The musical setting of the invitation matters as much as the words. The lush string arrangements and pulsing rhythm section created a physical and emotional environment in which the call of the title felt both intimate and expansive, personal and collective simultaneously. This is one of disco's most distinctive achievements as a genre: the ability to make the individual listener feel simultaneously alone with the singer and part of a large, unified crowd. The dance floor experience that the music was designed to create was itself a kind of coming-together, a communal response to an individual invitation.

The late-1979 timing of the single's success also gives it retrospective meaning as a cultural artifact. By the fall of 1979, disco was under serious cultural attack, with the backlash movement characterizing the genre in deeply coded terms that often reflected homophobia and racism as much as genuine musical criticism. In that environment, a song built around a joyful, open-armed invitation carried a certain defiance, a refusal to be ashamed of the desire for connection that the genre had always celebrated. France Joli's chart success at that moment was, among other things, evidence that the music's emotional core continued to reach listeners regardless of what the cultural conversation around it was becoming.

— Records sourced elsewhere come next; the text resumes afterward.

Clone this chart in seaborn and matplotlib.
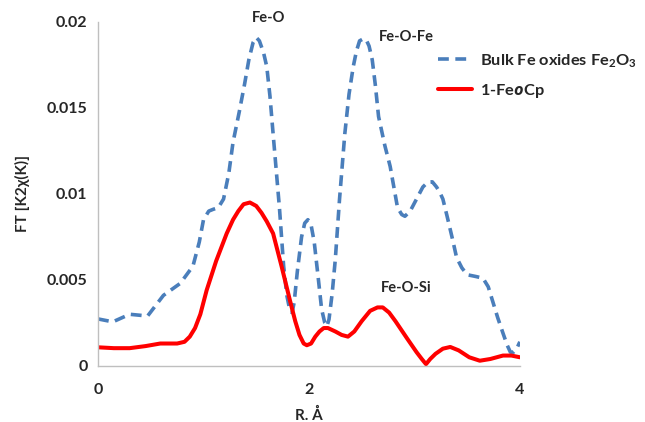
import numpy as np
import pandas as pd
import matplotlib
matplotlib.use("Agg")
import matplotlib.pyplot as plt
import seaborn as sns

# values
bulk_r = [0.0, 0.14, 0.30, 0.47, 0.62, 0.78, 0.90, 0.96, 1.00, 1.05, 1.09, 1.14, 1.19, 1.24, 1.28,
          1.34, 1.39, 1.43, 1.47, 1.50, 1.53, 1.57, 1.60, 1.63, 1.66, 1.72, 1.76, 1.79, 1.82, 1.84,
          1.86, 1.89, 1.93, 1.96, 1.99, 2.02, 2.05, 2.09, 2.12, 2.15, 2.17, 2.19, 2.22, 2.25, 2.29,
          2.34, 2.38, 2.42, 2.45, 2.48, 2.51, 2.54, 2.57, 2.60, 2.63, 2.66, 2.72, 2.77, 2.84, 2.88,
          2.91, 2.96, 3.02, 3.08, 3.13, 3.17, 3.21, 3.24, 3.27, 3.31, 3.36, 3.40, 3.45, 3.50, 3.58,
          3.65, 3.70, 3.74, 3.79, 3.84, 3.88, 3.91, 3.94, 3.97, 4.0]
bulk_ft = [0.00273, 0.00256, 0.0030, 0.0029, 0.0041, 0.0048, 0.0058, 0.0072, 0.0085, 0.0090, 0.0091,
           0.0092, 0.0097, 0.0112, 0.0130, 0.0148, 0.0164, 0.0178, 0.0188, 0.0191, 0.0189, 0.0182,
           0.0174, 0.0157, 0.0135, 0.0092, 0.0058, 0.0041, 0.0032, 0.0031, 0.0037, 0.0055, 0.0075,
           0.0083, 0.0085, 0.0082, 0.0072, 0.0050, 0.0033, 0.0025, 0.0023, 0.0027, 0.0042, 0.0062,
           0.0097, 0.0135, 0.0158, 0.0174, 0.0183, 0.0189, 0.0190, 0.0190, 0.0186, 0.0178, 0.0163,
           0.0145, 0.0128, 0.0116, 0.0092, 0.0088, 0.0087, 0.0090, 0.0097, 0.0104, 0.0107, 0.0107,
           0.0104, 0.0101, 0.0097, 0.0087, 0.0074, 0.0063, 0.0057, 0.0053, 0.0052, 0.0051, 0.0046,
           0.0038, 0.0028, 0.0019, 0.0012, 0.0008, 0.0008, 0.0010, 0.0014]

film_r = [0.0, 0.15, 0.30, 0.45, 0.59, 0.75, 0.82, 0.87, 0.92, 0.97, 1.03, 1.12, 1.22, 1.28, 1.33,
          1.38, 1.44, 1.50, 1.55, 1.60, 1.66, 1.74, 1.82, 1.87, 1.91, 1.95, 1.98, 2.02, 2.06, 2.10,
          2.14, 2.18, 2.25, 2.31, 2.37, 2.43, 2.50, 2.58, 2.65, 2.70, 2.76, 2.82, 2.93, 3.02, 3.07,
          3.11, 3.15, 3.20, 3.27, 3.34, 3.42, 3.52, 3.62, 3.72, 3.84, 3.92, 4.0]
film_ft = [0.00108, 0.00103, 0.00103, 0.00115, 0.0013, 0.0013, 0.0014, 0.0017, 0.0022, 0.0030,
           0.0044, 0.0061, 0.0077, 0.0085, 0.0090, 0.0094, 0.0095, 0.0093, 0.0089, 0.0084, 0.0077,
           0.0058, 0.0038, 0.0026, 0.0018, 0.0013, 0.0012, 0.0013, 0.0017, 0.0020, 0.0022, 0.0022,
           0.0020, 0.0018, 0.0017, 0.0020, 0.0026, 0.0032, 0.0034, 0.0034, 0.0031, 0.0026, 0.0016,
           0.0008, 0.0004, 0.0001, 0.0004, 0.0007, 0.0010, 0.0011, 0.0009, 0.0005, 0.0003, 0.0004,
           0.0006, 0.0006, 0.0005]

y_ticks = [0, 0.005, 0.01, 0.015, 0.02]
y_labels = ["0", "0.005", "0.01", "0.015", "0.02"]
x_ticks = [0, 2, 4]

sns.set_style("white")
plt.rcParams["font.family"] = ["Lato", "DejaVu Sans"]
plt.rcParams["mathtext.fontset"] = "custom"
plt.rcParams["mathtext.rm"] = "Lato:bold"
plt.rcParams["mathtext.it"] = "Open Sans:italic:bold"
plt.rcParams["mathtext.bf"] = "Lato:bold"

bulk = pd.DataFrame({"R": bulk_r, "FT": bulk_ft})
film = pd.DataFrame({"R": film_r, "FT": film_ft})

fig = plt.figure(figsize=(6.45, 4.22), dpi=100)
ax = fig.add_axes([0.152, 0.133, 0.654, 0.815])

sns.lineplot(data=bulk, x="R", y="FT", ax=ax, color="#4A7EBB", lw=2.6,
             label="Bulk Fe oxides Fe$_2$O$_3$", sort=False)
ax.lines[-1].set_dashes((3.0, 1.8))
ax.lines[-1].set_dash_joinstyle("round")
sns.lineplot(data=film, x="R", y="FT", ax=ax, color="#FF0000", lw=2.9,
             label="1-Fe$\\mathit{o}$Cp", sort=False)
ax.lines[-1].set_solid_joinstyle("round")

ax.set_xlim(0, 4)
ax.set_ylim(0, 0.02)
ax.set_xticks(x_ticks)
ax.set_xticklabels([str(t) for t in x_ticks])
ax.set_yticks(y_ticks)
ax.set_yticklabels(y_labels)
ax.tick_params(axis="both", length=4, width=1, color="#BFBFBF", labelsize=11.5, direction="out")
ax.tick_params(axis="x", pad=8)
for lab in ax.get_xticklabels() + ax.get_yticklabels():
    lab.set_fontweight("bold")

for s in ["top", "right"]:
    ax.spines[s].set_visible(False)
for s in ["left", "bottom"]:
    ax.spines[s].set_color("#BFBFBF")
    ax.spines[s].set_linewidth(1)

ax.set_xlabel("R. Å", fontsize=11, fontweight="bold", labelpad=8)
ax.set_ylabel("FT [K2χ(K)]", fontsize=11, fontweight="bold", labelpad=12)

ax.text(1.62, 0.0198, "Fe-O", fontsize=10.5, fontweight="bold", ha="center", va="bottom")
ax.text(2.92, 0.0187, "Fe-O-Fe", fontsize=10.5, fontweight="bold", ha="center", va="bottom")
ax.text(2.92, 0.0041, "Fe-O-Si", fontsize=10.5, fontweight="bold", ha="center", va="bottom")

leg = ax.legend(loc="upper left", bbox_to_anchor=(0.77, 0.955), frameon=False,
                fontsize=11.8, handlelength=2.1, labelspacing=0.75, handletextpad=0.5)
for t in leg.get_texts():
    t.set_fontweight("bold")

fig.savefig("out.png", dpi=100)
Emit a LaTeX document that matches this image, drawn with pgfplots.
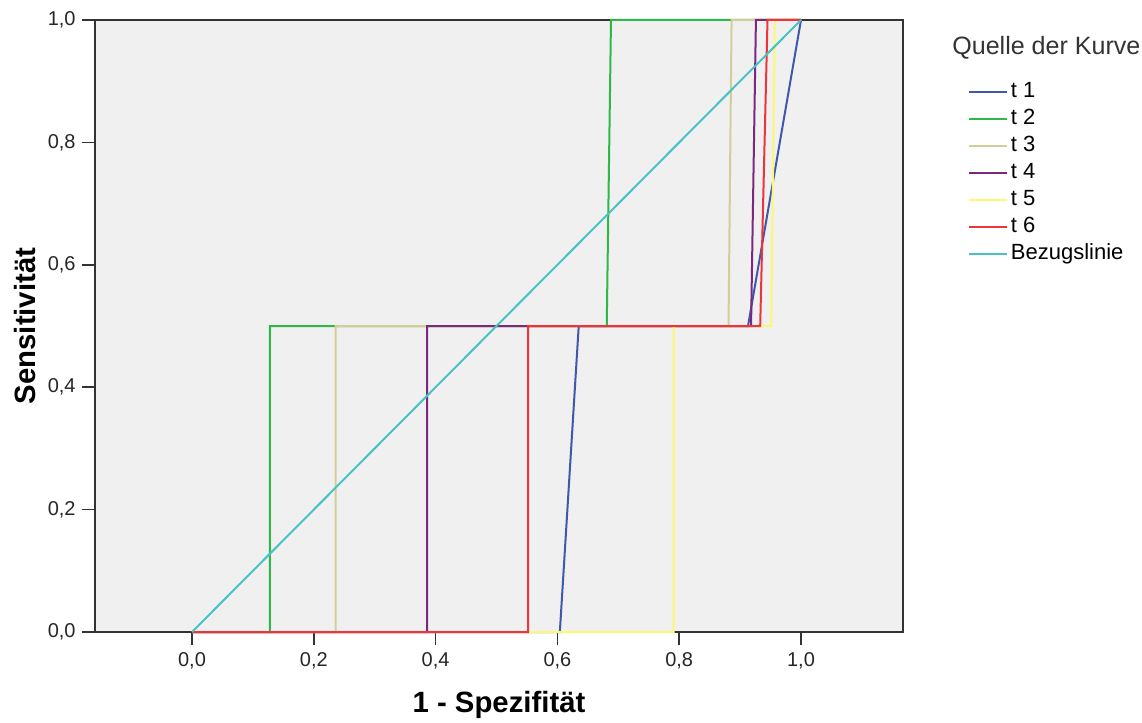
\documentclass[border=0pt]{standalone}
\usepackage{pgfplots}
\pgfplotsset{compat=1.18}
\usepackage{fontspec}
\setmainfont{Liberation Sans}

\definecolor{cT1}{HTML}{3E58AC}
\definecolor{cT2}{HTML}{2EB848}
\definecolor{cT3}{HTML}{D3CE97}
\definecolor{cT4}{HTML}{7C287D}
\definecolor{cT5}{HTML}{FBF873}
\definecolor{cT6}{HTML}{EF3338}
\definecolor{cRef}{HTML}{48C2C5}
\definecolor{plotbg}{HTML}{F0F0F0}
\definecolor{frame}{HTML}{333333}

\begin{document}
\begin{tikzpicture}
% overall canvas (1 px = 0.75 pt), axis box starts at the origin
\path[use as bounding box] (-71.25pt,-67.5pt) rectangle (785.25pt,474pt);
\begin{axis}[
  at={(0pt,0pt)}, anchor=south west,
  scale only axis,
  width=606pt, height=459pt,
  xmin=-0.1593, xmax=1.1675,
  ymin=0, ymax=1,
  clip=false,
  axis background/.style={fill=plotbg},
  axis line style={frame, line width=1.1pt},
  tick pos=left,
  tick align=outside,
  major tick length=10pt,
  tick style={frame, line width=1.1pt},
  xtick={0,0.2,0.4,0.6,0.8,1.0},
  ytick={0,0.2,0.4,0.6,0.8,1.0},
  /pgf/number format/.cd, use comma, fixed, fixed zerofill, precision=1, assume math mode=true,
  /pgfplots/.cd,
  tick label style={font=\fontsize{15}{18}\selectfont, text=black!85},
  xticklabel style={yshift=-2pt},
  yticklabel style={xshift=-1pt},
  xlabel={\textbf{1 - Spezifität}},
  ylabel={\textbf{Sensitivität}},
  label style={font=\fontsize{22}{26}\selectfont},
  xlabel style={at={(axis description cs:0.5,-0.119)}, anchor=center},
  ylabel style={at={(axis description cs:-0.0866,0.5)}, anchor=center, rotate=0},
  legend style={
    at={(axis description cs:1.0804,0.899)}, anchor=north west,
    draw=none, fill=none, inner sep=0pt,
    font=\fontsize{16.5}{19}\selectfont,
    row sep=5.3pt,
    nodes={inner ysep=0pt, inner xsep=2pt, text height=11.5pt, text depth=3.5pt},
  },
  legend cell align=left,
  legend image code/.code={\draw[#1, line width=1.5pt] (0pt,0pt) -- (28.5pt,0pt);},
  every axis plot/.append style={line width=1.5pt},
]
\addplot[cT1] coordinates {(0,0) (0.604,0) (0.635,0.5) (0.913,0.5) (1,1)};
\addlegendentry{t 1}
\addplot[cT2] coordinates {(0,0) (0.128,0) (0.128,0.5) (0.681,0.5) (0.688,1) (1,1)};
\addlegendentry{t 2}
\addplot[cT3] coordinates {(0,0) (0.236,0) (0.236,0.5) (0.881,0.5) (0.886,1) (1,1)};
\addlegendentry{t 3}
\addplot[cT4] coordinates {(0,0) (0.386,0) (0.386,0.5) (0.918,0.5) (0.926,1) (1,1)};
\addlegendentry{t 4}
\addplot[cT5] coordinates {(0,0) (0.791,0) (0.791,0.5) (0.951,0.5) (0.957,1) (1,1)};
\addlegendentry{t 5}
\addplot[cT6] coordinates {(0,0) (0.552,0) (0.552,0.5) (0.933,0.5) (0.945,1) (1,1)};
\addlegendentry{t 6}
\addplot[cRef] coordinates {(0,0) (1,1)};
\addlegendentry{Bezugslinie}
\node[anchor=west, inner sep=0pt, font=\fontsize{18.8}{22}\selectfont, text=black!80] at (axis description cs:1.0607,0.955) {Quelle der Kurve};
\end{axis}
\end{tikzpicture}
\end{document}
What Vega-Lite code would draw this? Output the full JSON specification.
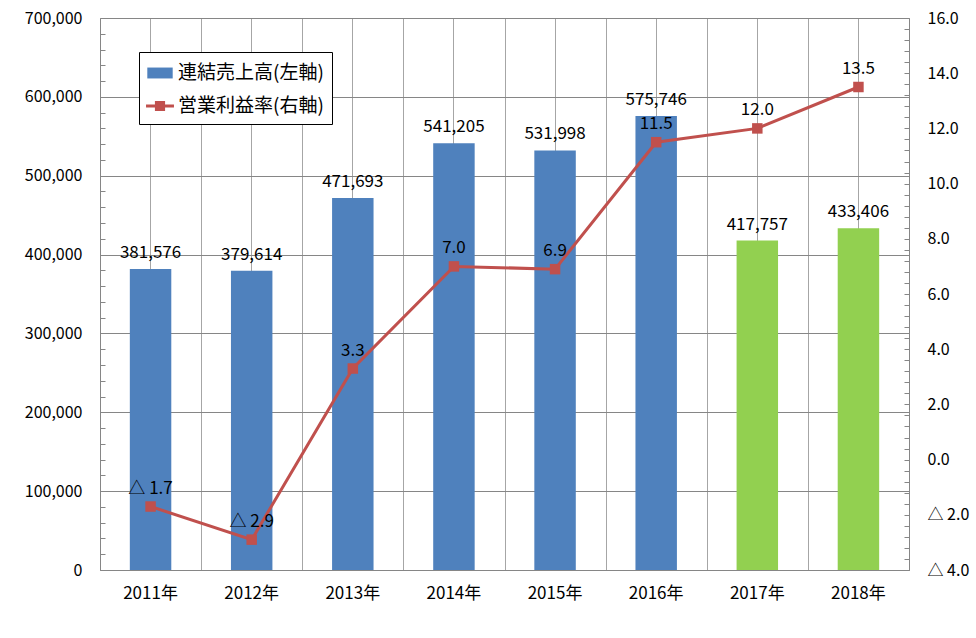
{
  "$schema": "https://vega.github.io/schema/vega-lite/v6.json",
  "autosize": "none",
  "padding": {"left": 100, "top": 18, "right": 67, "bottom": 68},
  "width": 809,
  "height": 552,
  "background": "white",
  "config": {
    "font": "Noto Sans CJK JP",
    "view": {"stroke": null},
    "axis": {"labelFont": "Noto Sans CJK JP", "labelColor": "black", "labelFontSize": 16, "domainColor": "#868686", "tickColor": "#868686", "title": null}
  },
  "data": {
    "values": [
      {"year": "2011年", "sales": 381576, "margin": -1.7, "marginText": "△ 1.7", "kind": "連結売上高(左軸)"},
      {"year": "2012年", "sales": 379614, "margin": -2.9, "marginText": "△ 2.9", "kind": "連結売上高(左軸)"},
      {"year": "2013年", "sales": 471693, "margin": 3.3, "marginText": "3.3", "kind": "連結売上高(左軸)"},
      {"year": "2014年", "sales": 541205, "margin": 7.0, "marginText": "7.0", "kind": "連結売上高(左軸)"},
      {"year": "2015年", "sales": 531998, "margin": 6.9, "marginText": "6.9", "kind": "連結売上高(左軸)"},
      {"year": "2016年", "sales": 575746, "margin": 11.5, "marginText": "11.5", "kind": "連結売上高(左軸)"},
      {"year": "2017年", "sales": 417757, "margin": 12.0, "marginText": "12.0", "kind": "予想"},
      {"year": "2018年", "sales": 433406, "margin": 13.5, "marginText": "13.5", "kind": "予想"}
    ]
  },
  "encoding": {
    "x": {"field": "year", "type": "nominal", "scale": {"type": "band", "paddingInner": 0, "paddingOuter": 0}}
  },
  "layer": [
    {
      "encoding": {
        "x": {"field": "year", "type": "nominal", "axis": {"orient": "bottom", "grid": true, "tickBand": "extent", "gridColor": "#A6A6A6", "labels": false, "ticks": false, "domain": false}},
        "y": {
          "field": "sales", "type": "quantitative",
          "scale": {"domain": [0, 700000], "nice": false},
          "axis": {
            "values": [0, 20000, 40000, 60000, 80000, 100000, 120000, 140000, 160000, 180000, 200000, 220000, 240000, 260000, 280000, 300000, 320000, 340000, 360000, 380000, 400000, 420000, 440000, 460000, 480000, 500000, 520000, 540000, 560000, 580000, 600000, 620000, 640000, 660000, 680000, 700000],
            "labelExpr": "datum.value % 100000 === 0 ? format(datum.value, ',') : ''",
            "grid": true,
            "gridColor": "#868686",
            "gridOpacity": {"condition": {"test": "datum.value % 100000 === 0", "value": 1}, "value": 0},
            "tickSize": -5,
            "labelPadding": 23,
            "domain": true
          }
        }
      },
      "layer": [
        {
          "mark": {"type": "bar", "width": {"band": 0.41}},
          "encoding": {
            "color": {
              "field": "kind", "type": "nominal",
              "scale": {"domain": ["連結売上高(左軸)", "営業利益率(右軸)", "予想"], "range": ["#4F81BD", "#C0504D", "#92D050"]},
              "legend": {
                "values": ["連結売上高(左軸)", "営業利益率(右軸)"],
                "title": null,
                "orient": "none",
                "legendX": 39,
                "legendY": 34,
                "direction": "vertical",
                "strokeColor": "black",
                "fillColor": "white",
                "padding": 8,
                "rowPadding": 10,
                "symbolSize": 645,
                "labelFont": "Noto Sans CJK JP",
                "labelFontSize": 19,
                "labelColor": "black",
                "labelOffset": 5,
                "labelLimit": 400,
                "encode": {
                  "symbols": {
                    "update": {
                      "shape": {"signal": "datum.value === '連結売上高(左軸)' ? 'M-1,-0.43H1V0.43H-1Z' : 'M-1.1,-0.12H1.1V0.12H-1.1Z M-0.4,-0.4H0.4V0.4H-0.4Z'"},
                      "fill": {"signal": "datum.value === '連結売上高(左軸)' ? '#4F81BD' : '#C0504D'"},
                      "stroke": {"value": "transparent"},
                      "strokeWidth": {"value": 0},
                      "opacity": {"value": 1},
                      "fillOpacity": {"value": 1},
                      "size": {"value": 645}
                    }
                  }
                }
              }
            }
          }
        },
        {
          "mark": {"type": "text", "baseline": "bottom", "dy": -7, "fontSize": 17, "font": "Noto Sans CJK JP", "color": "black"},
          "encoding": {
            "text": {"field": "sales", "type": "quantitative", "format": ","}
          }
        }
      ]
    },
    {
      "encoding": {
        "x": {"field": "year", "type": "nominal", "axis": {"orient": "bottom", "grid": true, "tickBand": "center", "gridColor": "#A6A6A6", "tickSize": -5, "labelPadding": 20, "labelFontSize": 17, "labelAngle": 0, "domain": true}},
        "y": {
          "field": "margin", "type": "quantitative",
          "scale": {"domain": [-4, 16], "nice": false, "zero": false},
          "axis": {
            "orient": "right",
            "values": [-4, -3.6, -3.2, -2.8, -2.4, -2, -1.6, -1.2, -0.8, -0.4, 0, 0.4, 0.8, 1.2, 1.6, 2, 2.4, 2.8, 3.2, 3.6, 4, 4.4, 4.8, 5.2, 5.6, 6, 6.4, 6.8, 7.2, 7.6, 8, 8.4, 8.8, 9.2, 9.6, 10, 10.4, 10.8, 11.2, 11.6, 12, 12.4, 12.8, 13.2, 13.6, 14, 14.4, 14.8, 15.2, 15.6, 16],
            "labelExpr": "round(abs(datum.value) * 10) % 20 === 0 ? (datum.value < 0 ? '△ ' + format(-datum.value, '.1f') : format(datum.value, '.1f')) : ''",
            "grid": false,
            "tickSize": -5,
            "labelPadding": 23,
            "domain": true
          }
        }
      },
      "layer": [
        {
          "mark": {"type": "line", "strokeWidth": 3},
          "encoding": {
            "color": {"datum": "営業利益率(右軸)"}
          }
        },
        {
          "mark": {"type": "point", "shape": "square", "filled": true, "size": 110, "opacity": 1},
          "encoding": {
            "color": {"datum": "営業利益率(右軸)"}
          }
        },
        {
          "mark": {"type": "text", "baseline": "bottom", "dy": -9, "fontSize": 17, "font": "Noto Sans CJK JP", "color": "black"},
          "encoding": {
            "text": {"field": "marginText", "type": "nominal"}
          }
        }
      ]
    }
  ],
  "resolve": {
    "scale": {"y": "independent"},
    "axis": {"y": "independent", "x": "independent"}
  }
}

The song's meaning is ultimately simple but not shallow: an expression of longing for closeness, delivered with sincerity and set within a musical framework designed to make that longing feel both personal and shared. That combination was what made disco, at its best, genuinely moving rather than merely danceable, and "Come To Me" stands as one of the cleaner examples of the genre achieving exactly that balance in the final months of its commercial peak.